We are in the book of Deuteronomy, which is filled with Moses’s discourses to the Jewish people before they enter into the land of Israel.
Many times in this book, Moses tries to boil down all of the commandments and laws that he has been teaching the people into a short guideline that they can remember and hold onto, even when he is not among them.
In this week’s Torah reading, Ekev, Moses tries again: “And now, O Israel, what does the Lord your God ask of you? Only this: to revere the Lord your God, to walk only in God’s paths, to love God, and to serve the Lord your God with all your heart and soul” (Deuteronomy 10:12).
To revere and love God, to walk in God’s paths and serve God —this is what the whole Torah has been urging us to do.
The commandments and laws Moses has been teaching the people are the means; love and service of God are the ends.
Indeed, Maimonides teaches that love of God precedes all of the commandments.
But if this phrase of Moses’s sums up the goal of the whole Torah, why is it preceded by the word “only?” God asks “only” that we dedicate our lives to loving and revering God? “Only” that we walk in God’s paths and serve God with all our hearts?
This is no small thing that God is asking; it is a lofty goal toward which people can strive their entire lives. So what is the word “only” doing here?

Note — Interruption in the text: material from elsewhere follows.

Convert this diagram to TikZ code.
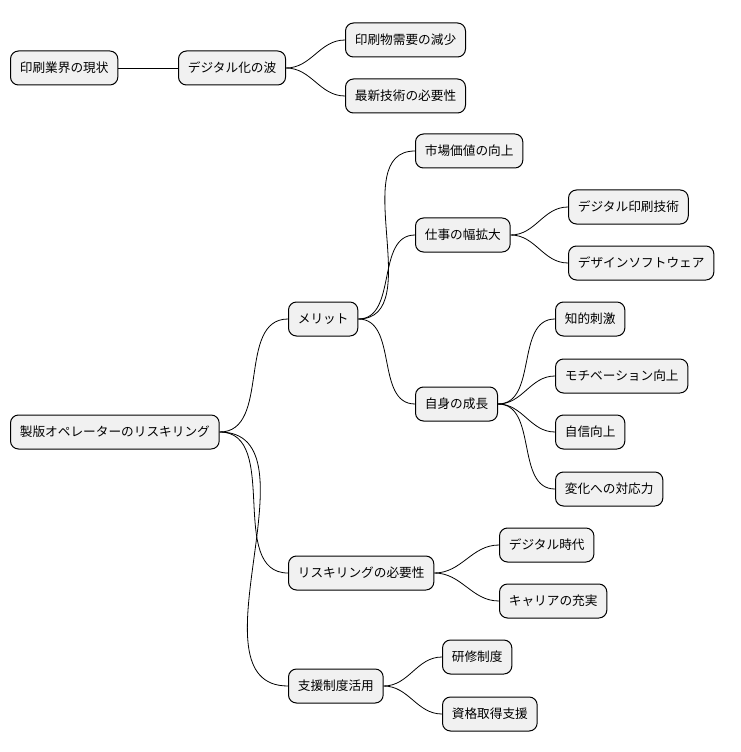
\documentclass[tikz,border=0pt]{standalone}
\usepackage{fontspec}
\setmainfont{Noto Sans CJK JP}
\tikzset{every picture/.style={line width=0.75pt}}
\tikzset{
  topic/.style={draw, fill={rgb,255:red,241;green,241;blue,241}, rounded corners=6pt,
    anchor=west, minimum height=25.5pt, inner xsep=7pt, font=\fontsize{9.5}{11}\selectfont},
  branch/.style={line width=0.6pt}
}
\begin{document}
\begin{tikzpicture}[x=0.75pt,y=0.75pt,yscale=-1,xscale=1]
\useasboundingbox (0,0) rectangle (740,752);

%first map
\node [topic] (genjo) at (10,68) {印刷業界の現状};
\node [topic] (nami) at (178,68) {デジタル化の波};
\node [topic] (gensho) at (345,40) {印刷物需要の減少};
\node [topic] (saishin) at (345,96) {最新技術の必要性};

%second map
\node [topic] (reskill) at (10,432) {製版オペレーターのリスキリング};
\node [topic] (merit) at (288,319) {メリット};
\node [topic] (shijo) at (415,151) {市場価値の向上};
\node [topic] (haba) at (415,235) {仕事の幅拡大};
\node [topic] (insatsu) at (568,207) {デジタル印刷技術};
\node [topic] (soft) at (568,263) {デザインソフトウェア};
\node [topic] (seicho) at (415,404) {自身の成長};
\node [topic] (chiteki) at (555,319) {知的刺激};
\node [topic] (moti) at (555,376) {モチベーション向上};
\node [topic] (jishin) at (555,432) {自信向上};
\node [topic] (taio) at (555,489) {変化への対応力};
\node [topic] (hitsuyo) at (288,573) {リスキリングの必要性};
\node [topic] (jidai) at (499,545) {デジタル時代};
\node [topic] (career) at (499,601) {キャリアの充実};
\node [topic] (shien) at (288,686) {支援制度活用};
\node [topic] (kenshu) at (442,657) {研修制度};
\node [topic] (shikaku) at (442,714) {資格取得支援};

%connectors
\draw [branch] (genjo.east) -- (nami.west);
\foreach \a/\b in {nami/gensho, nami/saishin,
  reskill/merit, reskill/hitsuyo, reskill/shien,
  merit/shijo, merit/haba, merit/seicho,
  haba/insatsu, haba/soft,
  seicho/chiteki, seicho/moti, seicho/jishin, seicho/taio,
  hitsuyo/jidai, hitsuyo/career,
  shien/kenshu, shien/shikaku}
  \draw [branch] (\a.east) to[out=0,in=180] (\b.west);

\end{tikzpicture}
\end{document}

Some argue that the word “only” is directed at the generation of the Exodus from Egypt. For the generation that has seen the sea part and heard God’s voice at Sinai, it may be “only” a small thing to do as God asks.
Levi Yitzchak of Berditchev taught that in those days reverence for God was a small matter for the people, because they had seen the great deeds of the Lord. “Give our generation the likes of the Exodus and see how for us too reverence for You will be a small matter!”
Others, however, argue that the word “only” is appropriate here because it refers to the sole aspect of our human lives that is under our control: our free will.
Rabbi Haninah taught: “Everything is in the power of Heaven except whether a person will choose to revere God” (Babylonian Talmud Berachot 33b).
Rashi explains: “All that happens to human beings is determined by God. Humans decide only whether they wish to recognize God’s presence and submit to God’s will or not. That is the extent of their free will.”
We are in control of so little about our lives, but, paradoxically, that little can determine whether God’s will on earth is done. Do we choose to protect the weak, to feed the hungry, to clothe the naked, and to fight injustice? Or do we worship the strong, feed only ourselves, turn our eyes away from the poor, and ignore questions of justice?
Jewish tradition insists that although we may be limited in many aspects of our lives, we nonetheless have the power, through our choices, to tip the earth toward good or toward evil. God shaped the form of the earth, but God does not control the human heart. All that God asks from us is that we use our power for good. May we have “only” the strength we need to turn in the right direction.